## Directive
Begin with the first line below and retype each line exactly through the line containing "below=of 8] (9)". Any pictures are to be left out.

## Dataset excerpt
= = = = = = =

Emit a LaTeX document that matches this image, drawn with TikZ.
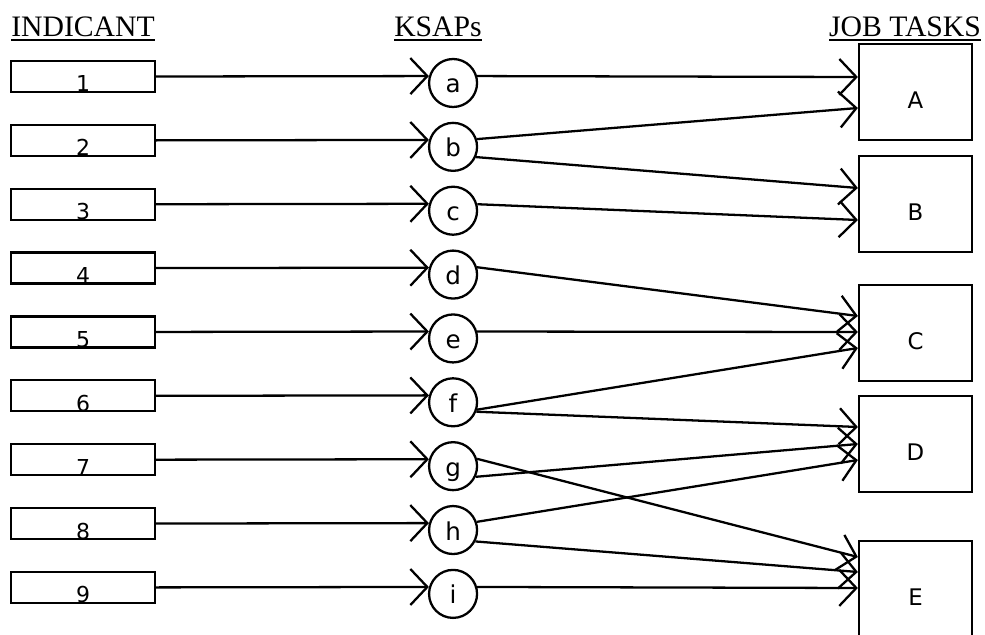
\documentclass[tikz,border=0pt]{standalone}
\usepackage{fontspec}
\setmainfont{Liberation Serif}
\newfontfamily\labelfont{DejaVu Sans}
\usetikzlibrary{calc, positioning, arrows.meta}

\newcommand{\headtext}[1]{\setbox0\hbox{#1}\rlap{\rule[-2.4pt]{\wd0}{1.2pt}}\box0}

\begin{document}
\begin{tikzpicture}[
    x=0.02cm, y=-0.02cm,
    node distance=0.6575cm,
    line width=1.3pt,
    heading/.style={anchor=base, inner sep=0pt, font=\fontsize{16.9}{20}\selectfont},
    indicant/.style={draw, rectangle, outer sep=0pt, minimum width=2.88cm, minimum height=0.62cm, inner sep=0pt, text height=0.62cm, text depth=0pt, font=\labelfont\fontsize{12.5}{14}\selectfont},
    ksap/.style={draw, circle, minimum size=0.96cm, inner sep=0pt, text height=0.45cm, text depth=0.05cm, font=\labelfont\fontsize{14}{16}\selectfont},
    task/.style={draw, rectangle, minimum width=2.26cm, minimum height=1.92cm, inner sep=0pt, text height=0.68cm, text depth=0pt, font=\labelfont\fontsize{13}{15}\selectfont},
    arrow/.style={-{Straight Barb[length=0.34cm, width=0.72cm]}}
]
\useasboundingbox (0,0) rectangle (985,635);

\node[heading] (indicants) at (83,37) {\headtext{INDICANT}};
\node[heading] (ksaps) at (438,37) {\headtext{KSAPs}};
\node[heading] (tasks) at (905,37) {\headtext{JOB TASKS}};

\node[indicant] (1) at (83,76.5) {1};
\node[indicant, below=of 1] (2) {2};
\node[indicant, below=of 2] (3) {3};
\node[indicant, below=of 3] (4) {4};
\node[indicant, below=of 4] (5) {5};
\node[indicant, below=of 5] (6) {6};
\node[indicant, below=of 6] (7) {7};
\node[indicant, below=of 7] (8) {8};
\node[indicant, below=of 8] (9) {9};

\node[ksap, right=5.46cm of 1, yshift=-0.13cm] (a) {a};
\node[ksap, right=5.46cm of 2, yshift=-0.13cm] (b) {b};
\node[ksap, right=5.46cm of 3, yshift=-0.13cm] (c) {c};
\node[ksap, right=5.46cm of 4, yshift=-0.13cm] (d) {d};
\node[ksap, right=5.46cm of 5, yshift=-0.13cm] (e) {e};
\node[ksap, right=5.46cm of 6, yshift=-0.13cm] (f) {f};
\node[ksap, right=5.46cm of 7, yshift=-0.13cm] (g) {g};
\node[ksap, right=5.46cm of 8, yshift=-0.13cm] (h) {h};
\node[ksap, right=5.46cm of 9, yshift=-0.13cm] (i) {i};

\node[task] (A) at (915.5,92) {A};
\node[task] (B) at (915.5,204) {B};
\node[task] (C) at (915.5,333) {C};
\node[task] (D) at (915.5,444) {D};
\node[task] (E) at (915.5,589) {E};

\draw[arrow] (1.east) -- (a.164);
\draw[arrow] (2.east) -- (b.164);
\draw[arrow] (3.east) -- (c.164);
\draw[arrow] (4.east) -- (d.164);
\draw[arrow] (5.east) -- (e.164);
\draw[arrow] (6.east) -- (f.164);
\draw[arrow] (7.east) -- (g.164);
\draw[arrow] (8.east) -- (h.164);
\draw[arrow] (9.east) -- (i.164);

\draw[arrow] (a.16) -- ($(A.west)+(0,-15)$);
\draw[arrow] (b.18) -- ($(A.west)+(0,16)$);
\draw[arrow] (b.-24) -- ($(B.west)+(0,-16)$);
\draw[arrow] (c.15) -- ($(B.west)+(0,16)$);
\draw[arrow] (d.17) -- ($(C.west)+(0,-17)$);
\draw[arrow] (e.16) -- ($(C.west)+(0,-1)$);
\draw[arrow] (f.-17) -- ($(C.west)+(0,15)$);
\draw[arrow] (f.-22) -- ($(D.west)+(0,-17)$);
\draw[arrow] (g.-25) -- (D.west);
\draw[arrow] (h.19) -- ($(D.west)+(0,16)$);
\draw[arrow] (g.17) -- ($(E.west)+(0,-32)$);
\draw[arrow] (h.-27) -- ($(E.west)+(0,-17)$);
\draw[arrow] (i.16) -- ($(E.west)+(0,-1)$);
\end{tikzpicture}
\end{document}
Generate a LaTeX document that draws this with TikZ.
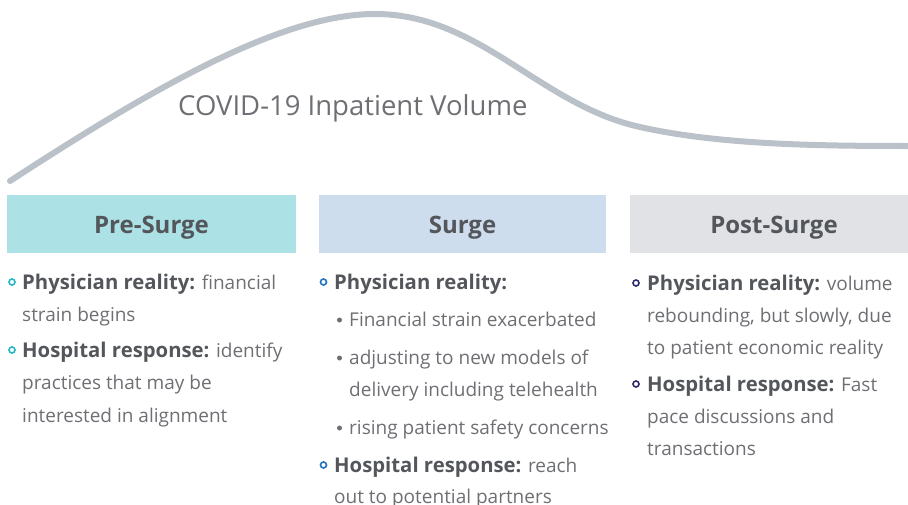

= = = = = = =

## Complete answer
Emit a LaTeX document that matches this image, drawn with TikZ.
\documentclass[tikz,border=0pt]{standalone}
\usepackage{fontspec}
\setmainfont{Liberation Serif}
\newfontfamily\labelfont{DejaVu Sans}
\usetikzlibrary{calc, positioning, arrows.meta}

\newcommand{\headtext}[1]{\setbox0\hbox{#1}\rlap{\rule[-2.4pt]{\wd0}{1.2pt}}\box0}

\begin{document}
\begin{tikzpicture}[
    x=0.02cm, y=-0.02cm,
    node distance=0.6575cm,
    line width=1.3pt,
    heading/.style={anchor=base, inner sep=0pt, font=\fontsize{16.9}{20}\selectfont},
    indicant/.style={draw, rectangle, outer sep=0pt, minimum width=2.88cm, minimum height=0.62cm, inner sep=0pt, text height=0.62cm, text depth=0pt, font=\labelfont\fontsize{12.5}{14}\selectfont},
    ksap/.style={draw, circle, minimum size=0.96cm, inner sep=0pt, text height=0.45cm, text depth=0.05cm, font=\labelfont\fontsize{14}{16}\selectfont},
    task/.style={draw, rectangle, minimum width=2.26cm, minimum height=1.92cm, inner sep=0pt, text height=0.68cm, text depth=0pt, font=\labelfont\fontsize{13}{15}\selectfont},
    arrow/.style={-{Straight Barb[length=0.34cm, width=0.72cm]}}
]
\useasboundingbox (0,0) rectangle (985,635);

\node[heading] (indicants) at (83,37) {\headtext{INDICANT}};
\node[heading] (ksaps) at (438,37) {\headtext{KSAPs}};
\node[heading] (tasks) at (905,37) {\headtext{JOB TASKS}};

\node[indicant] (1) at (83,76.5) {1};
\node[indicant, below=of 1] (2) {2};
\node[indicant, below=of 2] (3) {3};
\node[indicant, below=of 3] (4) {4};
\node[indicant, below=of 4] (5) {5};
\node[indicant, below=of 5] (6) {6};
\node[indicant, below=of 6] (7) {7};
\node[indicant, below=of 7] (8) {8};
\node[indicant, below=of 8] (9) {9};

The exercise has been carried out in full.